5G the complete guide (Gemalto / Thales)

4G and 5G are a massive step change. Whilst the Mobile Network Operators (MNO) are working hard to gain market control of 5G consumers by focusing on speed and demand. They are not in the businesses of selling Internet of Things that have a wider societal benefits.

5G is not predominantly about speed, but about the ability to wireless move data at scale rapidly. The possibility of 1 m/s end to end 5G will be the baseline for self-driving cars, Internet of Things medical services, eg always connected ambulances with video links to hospital specialists in transit.

Whilst the MNOs will continue to chase urban environments with great commercial opportunities the UK government has wound back its commitment to rural connectivity, by “guaranteeing” us outdated technology is delivered by 2025. And let us not forget the service is 2 Mbps minimum download and a good voice call.

When will the rural economy benefit from 5G?

Simply we don’t know, what we do know is that the bar seems to be set at 4G therefore 5G could be another 10 to 15 years.

This stands a real chance of hindering rural technological development built around 5G. How will this impact, rural services, retention of working age populations, agritech development or even managing rural to urban commuters? And does it exclude rural from Industry 4.0?

March 2020 Update

On March 18th Ofcom published details of how it will assess mobile companies’ compliance with the coverage commitments in the Shared Rural Network agreement between Government and the mobile network operators.

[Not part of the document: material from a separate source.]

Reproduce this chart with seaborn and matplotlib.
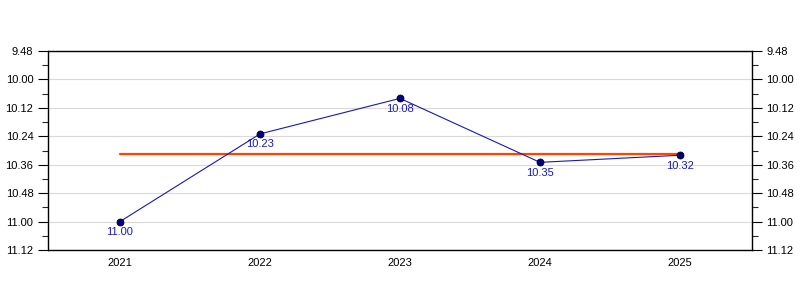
import matplotlib
matplotlib.use("Agg")
import matplotlib.pyplot as plt
import seaborn as sns
import pandas as pd
from matplotlib.ticker import FuncFormatter, MultipleLocator

years = ["2021", "2022", "2023", "2024", "2025"]
times = ["11.00", "10.23", "10.08", "10.35", "10.32"]

def to_sec(s):
    m, sec = s.split(".")
    return int(m) * 60 + int(sec)

def fmt(v, pos=None):
    v = int(round(v))
    return f"{v // 60}.{v % 60:02d}"

secs = [to_sec(t) for t in times]
df = pd.DataFrame({"year": years, "sec": secs})
avg = sum(secs) / len(secs)

sns.set_style("white")
plt.rcParams["font.family"] = ["Liberation Sans", "DejaVu Sans"]

fig = plt.figure(figsize=(8, 3), dpi=100)
ax = fig.add_axes([0.06, 1 - 250 / 300, 0.88, 199 / 300])

ax.set_ylim(672, 588)
ax.set_xlim(-0.514, 4.514)
ax.yaxis.set_major_locator(MultipleLocator(12))
ax.yaxis.set_minor_locator(MultipleLocator(6))
ax.yaxis.set_major_formatter(FuncFormatter(fmt))
ax.grid(axis="y", which="major", color="#d9d9d9", linewidth=0.8)
ax.set_axisbelow(True)

ax.plot([0, 4], [avg, avg], color="#ff4500", linewidth=1.6, zorder=2)

sns.lineplot(data=df, x="year", y="sec", ax=ax, color="#1a1aaa", linewidth=0.8,
             marker="o", markersize=5, markerfacecolor="#000080",
             markeredgecolor="#000000", markeredgewidth=0.6, zorder=3)

for i, (t, s) in enumerate(zip(times, secs)):
    ax.annotate(t, (i, s), xytext=(0, -4), textcoords="offset points",
                ha="center", va="top", fontsize=8, color="#1a1aaa")

ax.set_xlabel("")
ax.set_ylabel("")
for sp in ax.spines.values():
    sp.set_visible(True)
    sp.set_color("black")
    sp.set_linewidth(1)

ax.tick_params(axis="y", which="major", direction="out", length=7, width=0.8,
               left=True, right=True, labelleft=True, labelright=True,
               labelsize=8, colors="black")
ax.tick_params(axis="y", which="minor", direction="out", length=4, width=0.8,
               left=True, right=True)
ax.tick_params(axis="x", which="major", direction="out", length=0, labelsize=8,
               pad=6, colors="black")

fig.savefig("out.png", dpi=100)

This followed the 9 March Government announcement that it had reached agreement with the four mobile network operators – BT/EE, O2, Three and Vodafone – to develop the Shared Rural Network. This will involve each of the four operators delivering good 4G coverage to 88% of the landmass by 2024, and 90% of the UK’s landmass by 2026.

It appears that the October targets were therefore optimistic and a two tier is now more likely.